[Begin Data lines]
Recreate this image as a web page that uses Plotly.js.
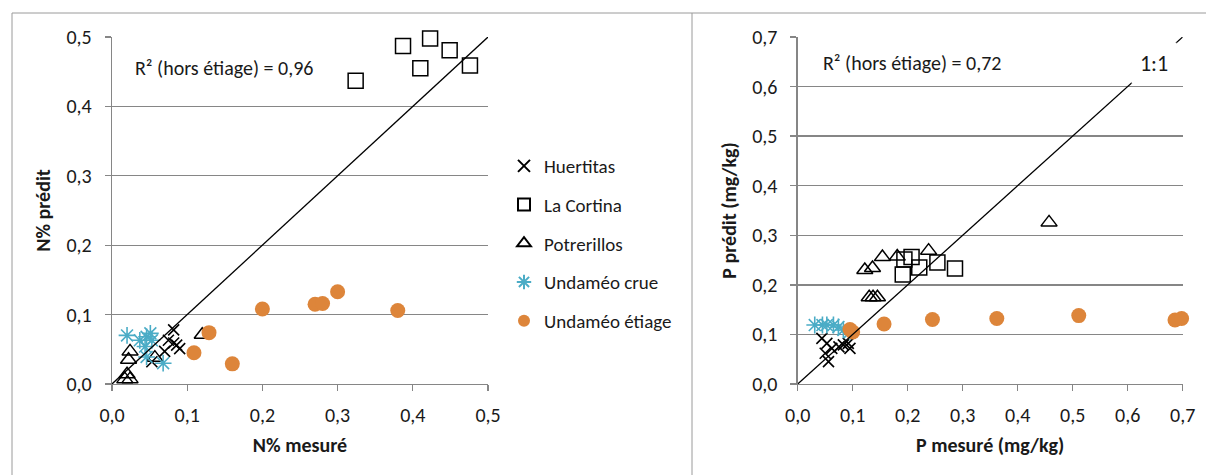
<!DOCTYPE html>
<html>
<head>
<meta charset="utf-8">
<script src="https://cdn.plot.ly/plotly-3.0.1.min.js"></script>
<style>html,body{margin:0;padding:0;background:#fff;}#chart{width:1206px;height:475px;}</style>
</head>
<body>
<div id="chart"></div>
<script>
// ---- Series names ----
const seriesNames = ["Huertitas", "La Cortina", "Potrerillos", "Undaméo crue", "Undaméo étiage"];

// ---- Left chart: N% (measured x, predicted y) ----
const hueNx = [0.053, 0.070, 0.075, 0.082, 0.082, 0.086, 0.090];
const hueNy = [0.032, 0.047, 0.063, 0.078, 0.059, 0.056, 0.051];
const corNx = [0.324, 0.387, 0.423, 0.449, 0.410, 0.476];
const corNy = [0.437, 0.487, 0.498, 0.481, 0.455, 0.459];
const potNx = [0.024, 0.022, 0.020, 0.017, 0.024, 0.057, 0.120];
const potNy = [0.047, 0.035, 0.014, 0.007, 0.007, 0.038, 0.071];
const crueNx = [0.020, 0.037, 0.046, 0.051, 0.053, 0.044, 0.046, 0.068];
const crueNy = [0.070, 0.063, 0.068, 0.073, 0.063, 0.054, 0.039, 0.030];
const etiNx = [0.109, 0.129, 0.160, 0.200, 0.270, 0.280, 0.300, 0.380];
const etiNy = [0.045, 0.074, 0.029, 0.108, 0.115, 0.116, 0.133, 0.106];
const lineN = [0, 0.5];

// ---- Right chart: P (mg/kg) ----
const huePx = [0.044, 0.053, 0.062, 0.050, 0.056, 0.075, 0.083, 0.092, 0.095];
const huePy = [0.092, 0.082, 0.072, 0.062, 0.045, 0.075, 0.079, 0.082, 0.072];
const corPx = [0.194, 0.207, 0.191, 0.221, 0.254, 0.286];
const corPy = [0.251, 0.256, 0.221, 0.235, 0.245, 0.233];
const potPx = [0.122, 0.136, 0.154, 0.181, 0.238, 0.130, 0.137, 0.145, 0.457];
const potPy = [0.230, 0.234, 0.256, 0.257, 0.269, 0.175, 0.175, 0.175, 0.326];
const cruePx = [0.031, 0.045, 0.053, 0.065, 0.074, 0.083, 0.095];
const cruePy = [0.119, 0.119, 0.119, 0.119, 0.115, 0.109, 0.105];
const etiPx = [0.095, 0.100, 0.157, 0.245, 0.362, 0.511, 0.686, 0.698];
const etiPy = [0.110, 0.105, 0.121, 0.130, 0.132, 0.138, 0.129, 0.132];
const lineP = [0, 0.7];

// ---- Text ----
const r2Left = "R² (hors étiage) = 0,96";
const r2Right = "R² (hors étiage) = 0,72";
const lineLabel = "1:1";

const FONT = "Carlito, Lato, 'Liberation Sans', sans-serif";
const TEAL = "#4BACC6";
const ORANGE = "#DD853A";
const GRID = "#868686";
const TXT = "#1a1a1a";

const styles = [
  {symbol: "x-thin-open", size: 11, color: "#000", line: {color: "#000", width: 1.6}},
  {symbol: "square-open", size: 15, color: "#000", line: {color: "#000", width: 1.5}},
  {symbol: "triangle-up-open", size: 14, color: "#000", line: {color: "#000", width: 1.5}},
  {symbol: "asterisk-open", size: 14, color: TEAL, line: {color: TEAL, width: 1.6}},
  {symbol: "circle", size: 15, color: ORANGE, line: {color: ORANGE, width: 0}}
];

const leftSets = [[hueNx, hueNy], [corNx, corNy], [potNx, potNy], [crueNx, crueNy], [etiNx, etiNy]];
const rightSets = [[huePx, huePy], [corPx, corPy], [potPx, potPy], [cruePx, cruePy], [etiPx, etiPy]];

const traces = [];
leftSets.forEach((s, i) => {
  traces.push({type: "scatter", mode: "markers", x: s[0], y: s[1], name: seriesNames[i],
    legendgroup: "g" + i, showlegend: true, cliponaxis: false,
    xaxis: "x", yaxis: "y", marker: styles[i]});
});
traces.push({type: "scatter", mode: "lines", x: lineN, y: lineN, showlegend: false,
  xaxis: "x", yaxis: "y", line: {color: "#000", width: 1.3}, hoverinfo: "skip"});
rightSets.forEach((s, i) => {
  traces.push({type: "scatter", mode: "markers", x: s[0], y: s[1], name: seriesNames[i],
    legendgroup: "g" + i, showlegend: false, cliponaxis: false,
    xaxis: "x2", yaxis: "y2", marker: styles[i]});
});
traces.push({type: "scatter", mode: "lines", x: lineP, y: lineP, showlegend: false,
  xaxis: "x2", yaxis: "y2", line: {color: "#000", width: 1.3}, hoverinfo: "skip"});

function axis(range, domain, title, anchor, isY) {
  return {
    range: range, domain: domain, anchor: anchor, dtick: 0.1, tick0: 0,
    tickformat: ".1f", showgrid: isY, gridcolor: GRID, gridwidth: 1.3,
    zeroline: false, showline: true, linecolor: GRID, linewidth: 1.3,
    ticks: "outside", ticklen: 6, tickcolor: GRID, tickwidth: 1.3,
    ticklabelstandoff: isY ? 9 : 7,
    tickfont: {family: FONT, size: 20, color: TXT},
    title: {text: title, font: {family: FONT, size: 20, color: TXT, weight: "bold"}, standoff: isY ? 10 : 11},
    automargin: false, fixedrange: true
  };
}

const yDom = [(475 - 384) / 475, (475 - 37) / 475];
const layout = {
  width: 1206, height: 475,
  margin: {l: 0, r: 0, t: 0, b: 0},
  paper_bgcolor: "#fff", plot_bgcolor: "#fff",
  separators: ", ",
  font: {family: FONT, size: 19, color: TXT},
  xaxis: axis([0, 0.5], [112 / 1206, 488 / 1206], "N% mesuré", "y", false),
  yaxis: axis([0, 0.5], yDom, "N% prédit", "x", true),
  xaxis2: axis([0, 0.7], [797.7 / 1206, 1182.7 / 1206], "P mesuré (mg/kg)", "y2", false),
  yaxis2: axis([0, 0.7], yDom, "P prédit (mg/kg)", "x2", true),
  showlegend: true,
  legend: {x: 504 / 1206, xanchor: "left", y: (475 - 147) / 475, yanchor: "top",
    font: {family: FONT, size: 19, color: TXT}, tracegroupgap: 11, itemsizing: "constant",
    bgcolor: "rgba(0,0,0,0)", borderwidth: 0, itemwidth: 30},
  annotations: [
    {xref: "paper", yref: "paper", x: 133 / 1206, y: (475 - 68) / 475, xanchor: "left", yanchor: "middle",
     text: r2Left, showarrow: false, font: {family: FONT, size: 20, color: TXT}},
    {xref: "paper", yref: "paper", x: 821 / 1206, y: (475 - 63) / 475, xanchor: "left", yanchor: "middle",
     text: r2Right, showarrow: false, font: {family: FONT, size: 20, color: TXT}},
    {xref: "paper", yref: "paper", x: 1154 / 1206, y: (475 - 63) / 475, xanchor: "center", yanchor: "middle",
     text: lineLabel, showarrow: false, bgcolor: "#fff", width: 44, height: 40, borderpad: 0,
     font: {family: FONT, size: 22, color: TXT}}
  ],
  shapes: [
    {type: "line", xref: "paper", yref: "paper", x0: 12 / 1206, x1: 1, y0: (475 - 13) / 475, y1: (475 - 13) / 475, line: {color: "#9a9a9a", width: 1}},
    {type: "line", xref: "paper", yref: "paper", x0: 12 / 1206, x1: 12 / 1206, y0: 0, y1: (475 - 13) / 475, line: {color: "#9a9a9a", width: 1}},
    {type: "line", xref: "paper", yref: "paper", x0: 692 / 1206, x1: 692 / 1206, y0: 0, y1: (475 - 13) / 475, line: {color: "#9a9a9a", width: 1}}
  ]
};

Plotly.newPlot("chart", traces, layout, {staticPlot: true, displayModeBar: false});
</script>
</body>
</html>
[End Data lines]
From the opening line of the listing above through the line bearing "const lineN = [0, 0.5];", repeat each line exactly. Drop every picture.

→ Solution:
Recreate this image as a web page that uses Plotly.js.
<!DOCTYPE html>
<html>
<head>
<meta charset="utf-8">
<script src="https://cdn.plot.ly/plotly-3.0.1.min.js"></script>
<style>html,body{margin:0;padding:0;background:#fff;}#chart{width:1206px;height:475px;}</style>
</head>
<body>
<div id="chart"></div>
<script>
// ---- Series names ----
const seriesNames = ["Huertitas", "La Cortina", "Potrerillos", "Undaméo crue", "Undaméo étiage"];

// ---- Left chart: N% (measured x, predicted y) ----
const hueNx = [0.053, 0.070, 0.075, 0.082, 0.082, 0.086, 0.090];
const hueNy = [0.032, 0.047, 0.063, 0.078, 0.059, 0.056, 0.051];
const corNx = [0.324, 0.387, 0.423, 0.449, 0.410, 0.476];
const corNy = [0.437, 0.487, 0.498, 0.481, 0.455, 0.459];
const potNx = [0.024, 0.022, 0.020, 0.017, 0.024, 0.057, 0.120];
const potNy = [0.047, 0.035, 0.014, 0.007, 0.007, 0.038, 0.071];
const crueNx = [0.020, 0.037, 0.046, 0.051, 0.053, 0.044, 0.046, 0.068];
const crueNy = [0.070, 0.063, 0.068, 0.073, 0.063, 0.054, 0.039, 0.030];
const etiNx = [0.109, 0.129, 0.160, 0.200, 0.270, 0.280, 0.300, 0.380];
const etiNy = [0.045, 0.074, 0.029, 0.108, 0.115, 0.116, 0.133, 0.106];
const lineN = [0, 0.5];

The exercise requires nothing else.